Hanna squeezed the phone between her hands, wishing she could send an alert, too. How else would people know what an awesome queen she’d make? And she’d heard that, as part of the Starry Night theme, the queen’s crown would be even more bejeweled than ever.

The Starry Night. Her insides twisted. It was such an eerie coincidence that the very painting Aria had stolen was this year’s prom theme—if it was a coincidence at all. All A would have to do was tip the cops off that the painting was in Aria’s closet and she’d be done for. And though the police might not ever know that Spencer and Emily knew about the theft, there were Hanna’s phone records from that night in Iceland. She’d be ruined, too. Who knew, maybe A would even figure out a way to blame them for Olaf’s death.

What had Aria seen in Olaf, anyway? His beard was nasty. The cap he wore looked like it was from a Dumpster. But Aria was always into those grungy dudes—Hanna had been surprised, actually, when she started dating Noel. Neither of them were each other’s types—a few boys on the lacrosse team even joked for a while that Noel was dating Aria because her dad, Byron, had access to good pot. Hanna was pretty sure that wasn’t true, but what if Noel did have an ulterior motive to go for Aria? What if someone had put him up to it? Someone like . . . Ali? Could Noel be Ali’s helper?

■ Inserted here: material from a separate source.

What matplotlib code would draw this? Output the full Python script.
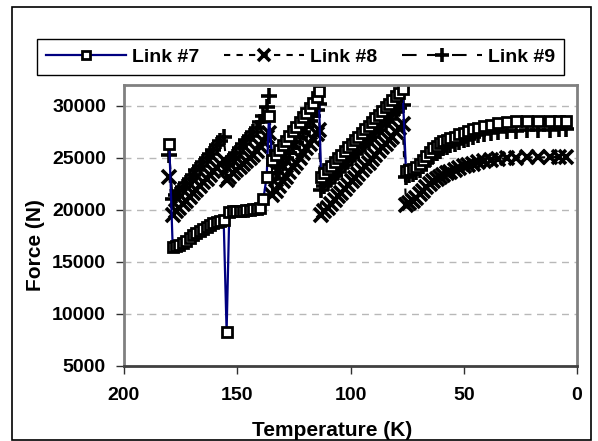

Hanna hated to think it, but Ali having a helper made a lot of sense. It also fit that Noel was that person—for a lot of different reasons. At the beginning of sixth grade, when Real Ali was still around and Hanna was still a loserish nothing, her BFF was Scott Chin. Scott was out of the closet even then, and he had a raging crush on Noel and was always jealous of his girlfriends. “What does he see in Alison DiLaurentis?” he whined at lunch one day when he spied Ali and Noel giggling at the cool table. “She’s such a butter face. Everything about her is pretty . . . but her face.”

Hanna rolled her eyes. “She’s not a butter face.” Alison was the most beautiful girl ever. She’d modeled at the King James Mall spring and fall runway shows, and rumor had it she’d even been tapped by a big agency in New York City.

“Oh please, yes, she is.” Scott’s eyebrows, which Hanna suspected he plucked, knitted together. “I wonder if Noel has to close his eyes when he makes out with her.”

Hanna lowered her PB&J. “Do you think they actually make out?” Kissing was still exotic to her. She couldn’t believe kids her age were doing it.

“Oh, yeah.” Scott had nodded. “I saw them doing it in the woods behind the playground.”

Sighing, Hanna returned to the present and pushed through the double doors. Instantly, the familiar odor of gauze, antiseptic, and something that could only be described as burnt skin hit her like a tidal wave. She looked around, taking in the fake flowers on the tables and the patient art on the walls. Everything was the same as the last time she’d been here, down to the peppermints in the dish on the front desk. She remembered, suddenly, running into Mona in this lobby. Mona had acted all weird and cagey about why she was there, not admitting she was getting treatment for the burns from the prank-gone-wrong that Ali, Hanna, and the others had played on Toby Cavanaugh. In all the time they’d been friends, Hanna had never known Mona had been at the Cavanaughs that night, watching Ali shoot that firework into the tree house, witnessing Jenna getting blinded, maybe even hearing the fight Ali and Toby had afterward. Of course, Mona’s silence had been intentional.